A real-time API, prompt caching, higher rate limits, model distillation tools, and more

September 30, 2024 · Updated January 28, 2026

Was this newsletter forwarded to you? Sign up to get it in your inbox.

I’m at OpenAI’s developer conference, DevDay, today in San Francisco. Here’s what I saw.

The big news is that the company launched a Realtime API that promises to allow anyone to build functionality similar to ChatGPT’s Advanced Voice Mode within their own app. Paired with their new model o1, released a few weeks ago, OpenAI is creating an new way to build software.

o1 can prototype anything you have in your head in minutes rather than months. And the Realtime API enables developers to build software with a novel interface—life-like voice conversations—that was previously only the domain of science fiction.

OpenAI also announced the following:

An increase of the API rate limits on the o1 model equal to that of GPT-4o (10,000 requests per minute)
A reduction of the price of GPT-4o API calls with automatic prompt caching, making repeated API calls 50 percent cheaper with no extra developer effort
A multi-modal fine-tuning API that allows developers to fine-tune GPT-4o with images in addition to text
Triple the number of active apps are on the OpenAI platform from last year to this year, and there are 3 million active developers.

Let’s get into the details.

o1 victory lap

OpenAI released its new reasoning model o1 two and a half weeks ago, and the company’s excitement about it was palpable in the room.

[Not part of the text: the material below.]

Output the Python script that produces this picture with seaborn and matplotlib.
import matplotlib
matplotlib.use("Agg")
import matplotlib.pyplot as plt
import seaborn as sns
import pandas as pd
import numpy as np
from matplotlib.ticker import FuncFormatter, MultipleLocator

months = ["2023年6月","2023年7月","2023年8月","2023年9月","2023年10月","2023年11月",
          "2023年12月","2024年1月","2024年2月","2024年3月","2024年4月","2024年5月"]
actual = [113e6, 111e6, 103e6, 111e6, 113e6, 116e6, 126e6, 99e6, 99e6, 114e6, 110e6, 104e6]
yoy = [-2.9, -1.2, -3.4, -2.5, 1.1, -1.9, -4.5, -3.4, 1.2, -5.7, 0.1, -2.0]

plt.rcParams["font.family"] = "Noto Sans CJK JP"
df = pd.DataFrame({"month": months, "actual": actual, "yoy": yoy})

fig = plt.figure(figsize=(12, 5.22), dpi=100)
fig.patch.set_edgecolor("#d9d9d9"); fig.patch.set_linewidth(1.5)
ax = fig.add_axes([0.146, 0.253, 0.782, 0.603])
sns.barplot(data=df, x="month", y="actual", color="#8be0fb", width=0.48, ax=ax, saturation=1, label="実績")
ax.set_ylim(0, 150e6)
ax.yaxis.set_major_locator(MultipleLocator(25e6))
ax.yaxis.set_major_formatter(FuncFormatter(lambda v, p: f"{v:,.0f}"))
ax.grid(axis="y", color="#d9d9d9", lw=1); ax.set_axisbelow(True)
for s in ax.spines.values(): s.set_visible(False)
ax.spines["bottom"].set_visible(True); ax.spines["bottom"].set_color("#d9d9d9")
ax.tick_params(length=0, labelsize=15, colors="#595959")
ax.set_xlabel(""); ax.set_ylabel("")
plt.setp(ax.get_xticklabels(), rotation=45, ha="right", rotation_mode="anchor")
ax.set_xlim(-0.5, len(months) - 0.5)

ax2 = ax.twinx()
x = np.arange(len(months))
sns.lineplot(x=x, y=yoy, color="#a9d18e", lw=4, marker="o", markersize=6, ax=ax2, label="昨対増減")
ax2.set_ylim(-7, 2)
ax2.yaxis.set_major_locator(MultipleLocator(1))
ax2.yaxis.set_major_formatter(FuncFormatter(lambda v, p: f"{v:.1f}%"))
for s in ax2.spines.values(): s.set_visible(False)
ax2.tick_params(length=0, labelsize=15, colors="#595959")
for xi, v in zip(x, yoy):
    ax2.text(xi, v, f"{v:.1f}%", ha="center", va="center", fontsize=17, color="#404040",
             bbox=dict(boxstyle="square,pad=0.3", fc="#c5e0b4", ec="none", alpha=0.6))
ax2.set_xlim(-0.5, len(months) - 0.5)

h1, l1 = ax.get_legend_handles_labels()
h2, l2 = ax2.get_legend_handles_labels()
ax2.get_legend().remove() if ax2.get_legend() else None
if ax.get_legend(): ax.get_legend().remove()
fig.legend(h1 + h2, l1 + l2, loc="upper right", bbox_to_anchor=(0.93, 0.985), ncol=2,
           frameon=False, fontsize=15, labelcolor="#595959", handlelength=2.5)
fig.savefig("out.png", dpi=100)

OpenAI’s head of product, API Olivier Godement described it as a new family of models, distinct from GPT-4o, which is why they reset the number on the model back to one.

At the beginning of the AI wave there was a lot of talk about what artificial general intelligence would look like: Would it be one model to rule them all—GPT-5 for all comers—or would there be different models for different purposes? Today OpenAI told developers that they would be investing heavily in both next-generation GPT-4o and o1-type models. The company is betting on a diversity of models for different use cases as the way forward.

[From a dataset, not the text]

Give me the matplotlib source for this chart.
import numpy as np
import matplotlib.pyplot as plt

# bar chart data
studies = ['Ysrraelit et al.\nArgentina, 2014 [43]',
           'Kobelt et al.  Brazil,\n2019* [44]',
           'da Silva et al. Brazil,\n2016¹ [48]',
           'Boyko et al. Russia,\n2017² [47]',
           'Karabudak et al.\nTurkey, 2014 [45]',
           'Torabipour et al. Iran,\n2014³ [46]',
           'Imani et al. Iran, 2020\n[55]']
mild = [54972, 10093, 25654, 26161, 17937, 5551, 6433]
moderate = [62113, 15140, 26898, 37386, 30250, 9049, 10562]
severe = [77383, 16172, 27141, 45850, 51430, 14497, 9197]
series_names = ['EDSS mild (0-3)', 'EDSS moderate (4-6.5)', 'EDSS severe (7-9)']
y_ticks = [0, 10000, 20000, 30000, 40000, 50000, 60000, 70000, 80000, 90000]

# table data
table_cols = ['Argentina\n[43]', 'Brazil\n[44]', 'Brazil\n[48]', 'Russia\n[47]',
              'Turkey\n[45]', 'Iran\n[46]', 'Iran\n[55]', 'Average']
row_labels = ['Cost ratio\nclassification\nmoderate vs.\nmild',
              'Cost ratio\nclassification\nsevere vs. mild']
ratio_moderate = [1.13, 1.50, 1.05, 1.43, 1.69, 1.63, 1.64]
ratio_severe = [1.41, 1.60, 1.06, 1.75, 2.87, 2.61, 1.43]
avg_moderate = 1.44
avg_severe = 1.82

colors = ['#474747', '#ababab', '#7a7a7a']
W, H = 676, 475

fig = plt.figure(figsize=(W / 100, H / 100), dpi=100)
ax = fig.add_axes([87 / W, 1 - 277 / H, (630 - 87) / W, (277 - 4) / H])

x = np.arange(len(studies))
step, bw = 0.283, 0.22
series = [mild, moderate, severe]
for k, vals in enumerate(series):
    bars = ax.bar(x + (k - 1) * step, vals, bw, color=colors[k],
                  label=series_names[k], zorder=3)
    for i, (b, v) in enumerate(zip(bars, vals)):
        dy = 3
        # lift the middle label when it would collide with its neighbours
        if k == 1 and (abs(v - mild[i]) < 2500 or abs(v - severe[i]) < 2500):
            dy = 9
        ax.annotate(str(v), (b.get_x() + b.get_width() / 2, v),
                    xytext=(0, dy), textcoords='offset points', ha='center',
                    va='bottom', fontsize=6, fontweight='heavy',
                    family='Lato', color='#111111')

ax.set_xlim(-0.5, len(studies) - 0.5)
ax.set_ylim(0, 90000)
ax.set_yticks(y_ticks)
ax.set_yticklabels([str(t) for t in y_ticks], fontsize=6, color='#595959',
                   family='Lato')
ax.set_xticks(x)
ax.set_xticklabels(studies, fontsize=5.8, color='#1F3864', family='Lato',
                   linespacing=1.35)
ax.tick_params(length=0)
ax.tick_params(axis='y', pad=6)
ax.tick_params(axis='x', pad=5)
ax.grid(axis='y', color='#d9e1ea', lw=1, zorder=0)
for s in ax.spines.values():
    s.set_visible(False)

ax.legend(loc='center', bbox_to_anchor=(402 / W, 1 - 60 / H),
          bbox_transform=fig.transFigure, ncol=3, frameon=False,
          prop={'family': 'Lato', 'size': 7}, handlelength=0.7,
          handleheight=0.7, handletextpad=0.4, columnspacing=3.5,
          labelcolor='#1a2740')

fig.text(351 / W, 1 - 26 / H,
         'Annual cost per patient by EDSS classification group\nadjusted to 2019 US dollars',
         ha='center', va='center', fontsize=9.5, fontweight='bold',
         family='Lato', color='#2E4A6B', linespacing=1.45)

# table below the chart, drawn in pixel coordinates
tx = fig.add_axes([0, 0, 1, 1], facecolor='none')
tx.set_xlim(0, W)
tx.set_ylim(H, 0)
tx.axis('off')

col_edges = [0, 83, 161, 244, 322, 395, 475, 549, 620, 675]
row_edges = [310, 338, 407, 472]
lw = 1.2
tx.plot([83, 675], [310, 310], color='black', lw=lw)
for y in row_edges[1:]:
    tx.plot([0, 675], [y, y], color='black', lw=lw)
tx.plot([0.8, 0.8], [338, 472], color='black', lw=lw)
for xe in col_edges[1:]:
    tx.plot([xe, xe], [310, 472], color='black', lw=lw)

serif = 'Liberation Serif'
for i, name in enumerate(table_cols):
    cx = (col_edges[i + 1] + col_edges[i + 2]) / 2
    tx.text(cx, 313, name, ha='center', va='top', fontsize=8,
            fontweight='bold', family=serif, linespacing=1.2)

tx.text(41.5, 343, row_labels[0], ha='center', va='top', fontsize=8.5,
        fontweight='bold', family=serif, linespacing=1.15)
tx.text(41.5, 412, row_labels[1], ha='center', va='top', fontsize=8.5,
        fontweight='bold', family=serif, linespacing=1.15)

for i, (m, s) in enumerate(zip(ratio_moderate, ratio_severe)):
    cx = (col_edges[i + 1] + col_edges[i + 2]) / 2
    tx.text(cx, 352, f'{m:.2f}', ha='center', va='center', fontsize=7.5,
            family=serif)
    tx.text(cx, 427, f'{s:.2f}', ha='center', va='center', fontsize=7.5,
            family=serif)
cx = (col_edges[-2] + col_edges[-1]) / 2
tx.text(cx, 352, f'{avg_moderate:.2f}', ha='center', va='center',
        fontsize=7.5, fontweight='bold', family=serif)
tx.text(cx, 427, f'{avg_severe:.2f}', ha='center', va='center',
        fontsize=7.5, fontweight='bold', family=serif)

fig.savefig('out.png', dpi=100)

o1 models excel at reasoning—which OpenAI defines as being able to think in a chain of thought format—which makes them better at tasks like programming, but slower and more expensive. These models will be used for tasks that require more advanced reasoning, but they won’t become the default model choice because most prompts won’t require it.

The increase in programming power was on display today. Romain Huet, OpenAI’s head of developer relations, did a live demo where he used o1 to build an iPhone app end-to-end with a single prompt in less than 30 seconds. He also demonstrated building a web app to control a drone that he brought on stage, and used it to pilot the drone for the audience.